Exposure to a group of chemicals found in many household items may be tied to infertility, diabetes and other medical conditions, according to a new study that involved almost 5,000 Americans.
Researchers from New York City-based NYU Langone Health looked at diseases tied to exposure to per- and polyfluoroalkyl substances — a group of more than 4,700 manmade chemicals commonly known as PFAS that have for decades been detected in millions of Americans' blood. The researchers used blood samples obtained from adults and children who participated in the 2018 National Health and Nutritional Examination Survey to determine how many people were likely exposed to PFAS chemicals. They then analyzed dozens of studies over the past decade focused on disease connected to PFAS exposure.
The findings, published July 26 in Exposure and Health, linked low-level PFAS exposure to low birth weight, childhood and adult obesity, type 2 diabetes, gestational diabetes, endometriosis, polycystic ovarian syndrome, couple infertility, kidney cancer, testicular cancer, breast cancer, hypothyroidism, and pneumonia.

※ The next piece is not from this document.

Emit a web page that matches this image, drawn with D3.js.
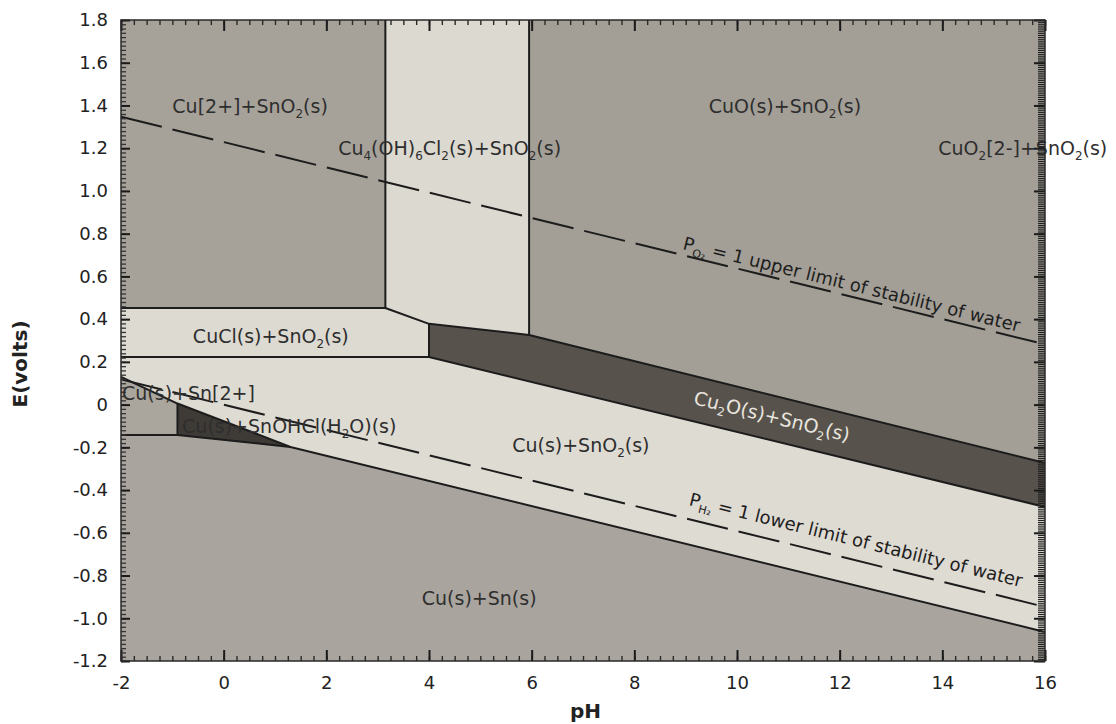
<!DOCTYPE html>
<html>
<head>
<meta charset="utf-8">
<script src="https://cdn.jsdelivr.net/npm/d3@7"></script>
<style>
  body { margin: 0; background: #fff; }
  svg { font-family: "DejaVu Sans", sans-serif; }
</style>
</head>
<body>
<svg width="1116" height="724"></svg>
<script>
// tick labels
const xTicks = [-2, 0, 2, 4, 6, 8, 10, 12, 14, 16];
const yTicks = [-1.2, -1.0, -0.8, -0.6, -0.4, -0.2, 0, 0.2, 0.4, 0.6, 0.8, 1.0, 1.2, 1.4, 1.6, 1.8];

// stability fields, corners as [pH, E]
const fieldCu2 = [[-2, 1.8], [3.15, 1.8], [3.15, 0.452], [-2, 0.452]];
const fieldCuHydroxyCl = [[3.15, 1.8], [5.95, 1.8], [5.95, 0.326], [4.0, 0.378], [3.15, 0.452]];
const fieldCuO = [[5.95, 1.8], [16, 1.8], [16, -0.273], [5.95, 0.326]];
const fieldCuCl = [[-2, 0.452], [3.15, 0.452], [4.0, 0.378], [4.0, 0.223], [-2, 0.223]];
const fieldCu2O = [[4.0, 0.378], [5.95, 0.326], [16, -0.273], [16, -0.479], [4.0, 0.223]];
const fieldCuSnO2 = [[-2, 0.223], [4.0, 0.223], [16, -0.479], [16, -1.064], [1.3, -0.198], [-0.9, 0.005], [-2, 0.13]];
const fieldCuSn2 = [[-2, 0.13], [-0.9, 0.005], [-0.9, -0.142], [-2, -0.142]];
const fieldCuSnOHCl = [[-0.9, 0.005], [1.3, -0.198], [-0.9, -0.142]];
const fieldCuSn = [[-2, -0.142], [-0.9, -0.142], [1.3, -0.198], [16, -1.064], [16, -1.2], [-2, -1.2]];

// boundary lines between fields
const boundaries = [
  [[3.15, 1.8], [3.15, 0.452]],
  [[-2, 0.452], [3.15, 0.452], [4.0, 0.378], [5.95, 0.326], [16, -0.273]],
  [[5.95, 1.8], [5.95, 0.326]],
  [[4.0, 0.378], [4.0, 0.223]],
  [[-2, 0.223], [4.0, 0.223], [16, -0.479]],
  [[-2, 0.13], [-0.9, 0.005], [1.3, -0.198], [16, -1.064]],
  [[-2, -0.142], [-0.9, -0.142], [1.3, -0.198]],
  [[-0.9, 0.005], [-0.9, -0.142]]
];

// water stability limits
const o2Line = [[-2, 1.347], [16, 0.282]];
const h2Line = [[-2, 0.118], [16, -0.947]];

// field labels: text, anchor [pH, E]
const labelText = [
  "Cu[2+]+SnO_2(s)", "Cu_4(OH)_6Cl_2(s)+SnO_2(s)", "CuO(s)+SnO_2(s)", "CuO_2[2-]+SnO_2(s)",
  "CuCl(s)+SnO_2(s)", "Cu(s)+SnO_2(s)", "Cu(s)+Sn[2+]", "Cu(s)+SnOHCl(H_2O)(s)", "Cu(s)+Sn(s)"
];
const labelAt = [
  [-1.0, 1.365], [2.23, 1.168], [9.45, 1.365], [13.92, 1.168],
  [-0.6, 0.288], [5.62, -0.222], [-1.98, 0.022], [-0.81, -0.133], [3.86, -0.938]
];
const cu2oLabel = "Cu_2O(s)+SnO_2(s)";
const cu2oLabelAt = [9.14, 0.003];
const o2Label = "P_{O₂} = 1 upper limit of stability of water";
const o2LabelAt = [8.93, 0.728];
const h2Label = "P_{H₂} = 1 lower limit of stability of water";
const h2LabelAt = [9.05, -0.47];

const fields = [
  {pts: fieldCu2, fill: "#a6a29a"},
  {pts: fieldCuHydroxyCl, fill: "#dcd9d1"},
  {pts: fieldCuO, fill: "#a39f97"},
  {pts: fieldCuCl, fill: "#dddad2"},
  {pts: fieldCu2O, fill: "#57524c"},
  {pts: fieldCuSnO2, fill: "#dedbd3"},
  {pts: fieldCuSn2, fill: "#aaa69e"},
  {pts: fieldCuSnOHCl, fill: "#3e3a36"},
  {pts: fieldCuSn, fill: "#a9a59e"}
];

const svg = d3.select("svg");
const margin = {top: 20, right: 71, bottom: 63, left: 121},
      width = +svg.attr("width") - margin.left - margin.right,
      height = +svg.attr("height") - margin.top - margin.bottom;

const g = svg.append("g").attr("transform", `translate(${margin.left},${margin.top})`);

const x = d3.scaleLinear().domain([-2, 16]).range([0, width]);
const y = d3.scaleLinear().domain([-1.2, 1.8]).range([height, 0]);

const line = d3.line()
    .x(d => x(d[0]))
    .y(d => y(d[1]));

g.selectAll("path.field")
    .data(fields)
    .enter().append("path")
    .attr("class", "field")
    .attr("d", d => line(d.pts) + "Z")
    .attr("fill", d => d.fill);

g.selectAll("path.bound")
    .data(boundaries)
    .enter().append("path")
    .attr("class", "bound")
    .attr("d", line)
    .attr("fill", "none")
    .attr("stroke", "#1c1c1c")
    .attr("stroke-width", 2)
    .attr("stroke-linejoin", "round");

[o2Line, h2Line].forEach(function(l) {
    g.append("path")
        .datum(l)
        .attr("d", line)
        .attr("fill", "none")
        .attr("stroke", "#1c1c1c")
        .attr("stroke-width", 2)
        .attr("stroke-dasharray", "42,11");
});

// text with _x or _{xy} subscripts
function rich(sel, str, subSize) {
    const parts = str.split(/(_\{[^}]*\}|_.)/).filter(s => s.length);
    let sub = false;
    parts.forEach(function(p) {
        if (p[0] === "_") {
            const t = p[1] === "{" ? p.slice(2, -1) : p.slice(1);
            sel.append("tspan").attr("font-size", subSize).attr("dy", sub ? 0 : 5).text(t);
            sub = true;
        } else {
            sel.append("tspan").attr("dy", sub ? -5 : 0).text(p);
            sub = false;
        }
    });
}

labelText.forEach(function(t, i) {
    const txt = g.append("text")
        .attr("x", x(labelAt[i][0]))
        .attr("y", y(labelAt[i][1]))
        .attr("font-size", 19)
        .attr("fill", "#2e2e2e");
    rich(txt, t, 12);
});

function slope(p0, p1) {
    return Math.atan2(y(p1[1]) - y(p0[1]), x(p1[0]) - x(p0[0])) * 180 / Math.PI;
}

function rotated(str, at, ang, size, color) {
    const px = x(at[0]), py = y(at[1]);
    const txt = g.append("text")
        .attr("transform", `translate(${px},${py}) rotate(${ang})`)
        .attr("font-size", size)
        .attr("fill", color);
    rich(txt, str, size * 0.62);
}

rotated(cu2oLabel, cu2oLabelAt, slope([4.0, 0.223], [16, -0.479]), 19, "#e9e6df");
rotated(o2Label, o2LabelAt, slope(o2Line[0], o2Line[1]), 18, "#1e1e1e");
rotated(h2Label, h2LabelAt, slope(h2Line[0], h2Line[1]), 18, "#1e1e1e");

// axes, ticks pointing inward
function styleAxis(a, col, sw) {
    a.select(".domain").remove();
    a.selectAll(".tick line").attr("stroke", col || "#1a1a1a").attr("stroke-width", sw || 2);
    a.selectAll("text").attr("font-size", 18).attr("font-family", "DejaVu Sans, sans-serif").attr("fill", "#222");
}

const xMinor = d3.range(-2, 16.01, 0.25);
const yMinor = d3.range(-1.2, 1.801, 0.02);

g.append("g")
    .attr("transform", `translate(0,${height})`)
    .call(d3.axisBottom(x).tickValues(xMinor).tickSize(-5).tickFormat(""))
    .call(styleAxis, "#2a2a2a", 1.4);
g.append("g")
    .attr("transform", `translate(0,${height})`)
    .call(d3.axisBottom(x).tickValues(xTicks).tickSize(-11).tickPadding(15).tickFormat(d => String(d)))
    .call(styleAxis);
g.append("g")
    .call(d3.axisTop(x).tickValues(xMinor).tickSize(-5).tickFormat(""))
    .call(styleAxis, "#2a2a2a", 1.4);
g.append("g")
    .call(d3.axisTop(x).tickValues(xTicks).tickSize(-11).tickFormat(""))
    .call(styleAxis);

g.append("g")
    .call(d3.axisLeft(y).tickValues(yMinor).tickSize(-5).tickFormat(""))
    .call(styleAxis, "#333", 1.3);
g.append("g")
    .call(d3.axisLeft(y).tickValues(yTicks).tickSize(-9).tickPadding(13)
        .tickFormat(d => d === 0 ? "0" : d.toFixed(1)))
    .call(styleAxis);

g.append("g")
    .attr("transform", `translate(${width},0)`)
    .call(d3.axisRight(y).tickValues(d3.range(-1.2, 1.801, 0.01)).tickSize(-7).tickFormat(""))
    .call(styleAxis, "#222", 1.2);
g.append("g")
    .attr("transform", `translate(${width},0)`)
    .call(d3.axisRight(y).tickValues(yTicks).tickSize(-11).tickFormat(""))
    .call(styleAxis);

g.append("rect")
    .attr("width", width)
    .attr("height", height)
    .attr("fill", "none")
    .attr("stroke", "#2a2a2a")
    .attr("stroke-width", 1.5);

svg.append("text")
    .attr("transform", `translate(27,${margin.top + y(0.19)}) rotate(-90)`)
    .attr("text-anchor", "middle")
    .attr("font-size", 20)
    .attr("font-weight", "bold")
    .attr("fill", "#222")
    .text("E(volts)");

svg.append("text")
    .attr("x", margin.left + x(7.05))
    .attr("y", 718)
    .attr("text-anchor", "middle")
    .attr("font-size", 20)
    .attr("font-weight", "bold")
    .attr("fill", "#222")
    .text("pH");
</script>
</body>
</html>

Low birth weight, childhood obesity, kidney cancer, testicular cancer and hypothyroidism had the strongest links to PFAS exposure. The research team also estimated the national economic cost of medical bills and lost worker productivity using models from earlier investigations. The economic burden estimates in 2018 ranged from $5.52 billion when limited to the five conditions with the strongest exposure links and reached as high as $63 billion when including all 13 diseases.